Do this
Can you transcribe every line exactly and leave the pictures behind?

## start Supplied information

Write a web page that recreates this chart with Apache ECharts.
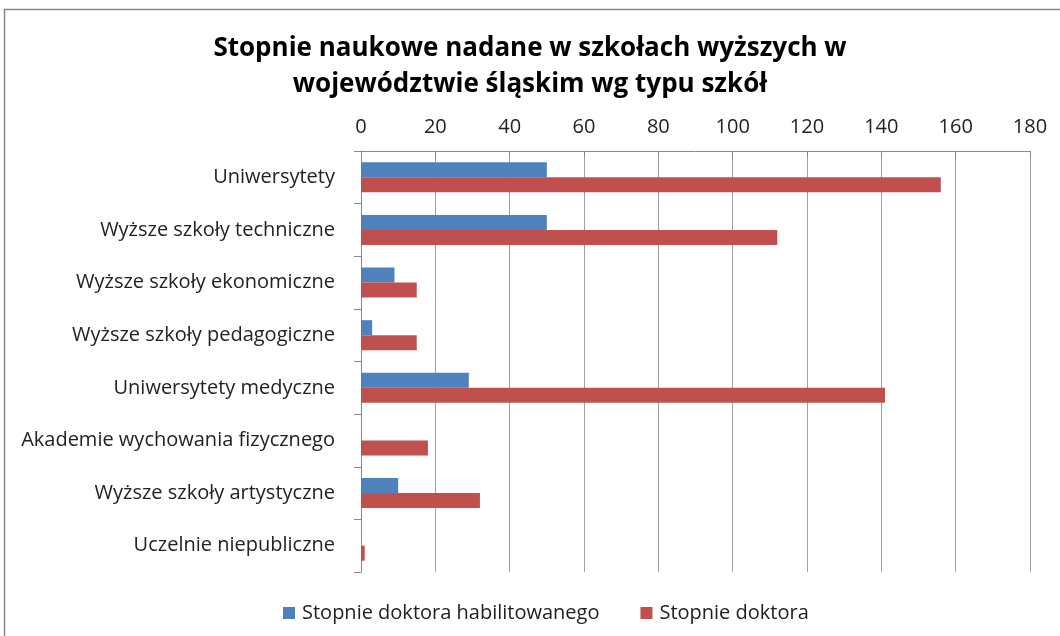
<!DOCTYPE html>
<html><head><meta charset="utf-8">
<script src="https://cdn.jsdelivr.net/npm/echarts@6/dist/echarts.min.js"></script>
<style>html,body{margin:0;padding:0;background:#fff}#c{width:1060px;height:636px}</style>
</head><body><div id="c"></div>
<script>
const categories = ["Uniwersytety","Wyższe szkoły techniczne","Wyższe szkoły ekonomiczne","Wyższe szkoły pedagogiczne","Uniwersytety medyczne","Akademie wychowania fizycznego","Wyższe szkoły artystyczne","Uczelnie niepubliczne"];
const habilitacja = [50, 50, 9, 3, 29, 0, 10, 0];
const doktorat = [156, 112, 15, 15, 141, 18, 32, 1];
const seriesNames = ["Stopnie doktora habilitowanego", "Stopnie doktora"];
const titleText = "Stopnie naukowe nadane w szkołach wyższych w\nwojewództwie śląskim wg typu szkół";

const font = "'Open Sans', 'Noto Sans', sans-serif";
const chart = echarts.init(document.getElementById('c'), null, {renderer:'canvas'});
chart.setOption({
  animation:false,
  backgroundColor:'#fff',
  graphic:[{type:'rect',shape:{x:4.5,y:9.5,width:1060,height:640},style:{fill:null,stroke:'#868686',lineWidth:1.5},silent:true}],
  title:{text:titleText,left:'center',top:26,textStyle:{fontFamily:font,fontSize:26,fontWeight:'bold',color:'#000',lineHeight:36}},
  legend:{bottom:8,left:278,itemWidth:12,itemHeight:12,itemGap:41,itemStyle:{borderWidth:0},icon:'rect',textStyle:{fontFamily:font,fontSize:20,color:'#222',padding:[0,0,0,2]},data:seriesNames},
  grid:{left:361,right:30,top:151,bottom:64,containLabel:false},
  xAxis:{type:'value',position:'top',min:0,max:180,interval:20,
    axisLine:{show:true,lineStyle:{color:'#888',width:1}},
    axisTick:{show:true,length:-7,lineStyle:{color:'#888'}},
    axisLabel:{fontFamily:font,fontSize:20,color:'#222',margin:14},
    splitLine:{show:true,lineStyle:{color:'#a0a0a0',width:1}}},
  yAxis:{type:'category',data:categories,inverse:true,
    axisLine:{show:true,lineStyle:{color:'#888'}},
    axisTick:{show:true,length:7,lineStyle:{color:'#888'}},
    axisLabel:{fontFamily:font,fontSize:20,color:'#222',margin:26}},
  series:[
    {name:seriesNames[0],type:'bar',data:habilitacja,barWidth:15,barGap:'0%',itemStyle:{color:'#4F81BD'}},
    {name:seriesNames[1],type:'bar',data:doktorat,barWidth:15,barGap:'0%',itemStyle:{color:'#C0504D'}}
  ]
});
</script></body></html>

## end Supplied information

Solution for this problem
Write a web page that recreates this chart with Apache ECharts.
<!DOCTYPE html>
<html><head><meta charset="utf-8">
<script src="https://cdn.jsdelivr.net/npm/echarts@6/dist/echarts.min.js"></script>
<style>html,body{margin:0;padding:0;background:#fff}#c{width:1060px;height:636px}</style>
</head><body><div id="c"></div>
<script>
const categories = ["Uniwersytety","Wyższe szkoły techniczne","Wyższe szkoły ekonomiczne","Wyższe szkoły pedagogiczne","Uniwersytety medyczne","Akademie wychowania fizycznego","Wyższe szkoły artystyczne","Uczelnie niepubliczne"];
const habilitacja = [50, 50, 9, 3, 29, 0, 10, 0];
const doktorat = [156, 112, 15, 15, 141, 18, 32, 1];
const seriesNames = ["Stopnie doktora habilitowanego", "Stopnie doktora"];
const titleText = "Stopnie naukowe nadane w szkołach wyższych w\nwojewództwie śląskim wg typu szkół";

const font = "'Open Sans', 'Noto Sans', sans-serif";
const chart = echarts.init(document.getElementById('c'), null, {renderer:'canvas'});
chart.setOption({
  animation:false,
  backgroundColor:'#fff',
  graphic:[{type:'rect',shape:{x:4.5,y:9.5,width:1060,height:640},style:{fill:null,stroke:'#868686',lineWidth:1.5},silent:true}],
  title:{text:titleText,left:'center',top:26,textStyle:{fontFamily:font,fontSize:26,fontWeight:'bold',color:'#000',lineHeight:36}},
  legend:{bottom:8,left:278,itemWidth:12,itemHeight:12,itemGap:41,itemStyle:{borderWidth:0},icon:'rect',textStyle:{fontFamily:font,fontSize:20,color:'#222',padding:[0,0,0,2]},data:seriesNames},
  grid:{left:361,right:30,top:151,bottom:64,containLabel:false},
  xAxis:{type:'value',position:'top',min:0,max:180,interval:20,
    axisLine:{show:true,lineStyle:{color:'#888',width:1}},
    axisTick:{show:true,length:-7,lineStyle:{color:'#888'}},
    axisLabel:{fontFamily:font,fontSize:20,color:'#222',margin:14},
    splitLine:{show:true,lineStyle:{color:'#a0a0a0',width:1}}},
  yAxis:{type:'category',data:categories,inverse:true,
    axisLine:{show:true,lineStyle:{color:'#888'}},
    axisTick:{show:true,length:7,lineStyle:{color:'#888'}},
    axisLabel:{fontFamily:font,fontSize:20,color:'#222',margin:26}},
  series:[
    {name:seriesNames[0],type:'bar',data:habilitacja,barWidth:15,barGap:'0%',itemStyle:{color:'#4F81BD'}},
    {name:seriesNames[1],type:'bar',data:doktorat,barWidth:15,barGap:'0%',itemStyle:{color:'#C0504D'}}
  ]
});
</script></body></html>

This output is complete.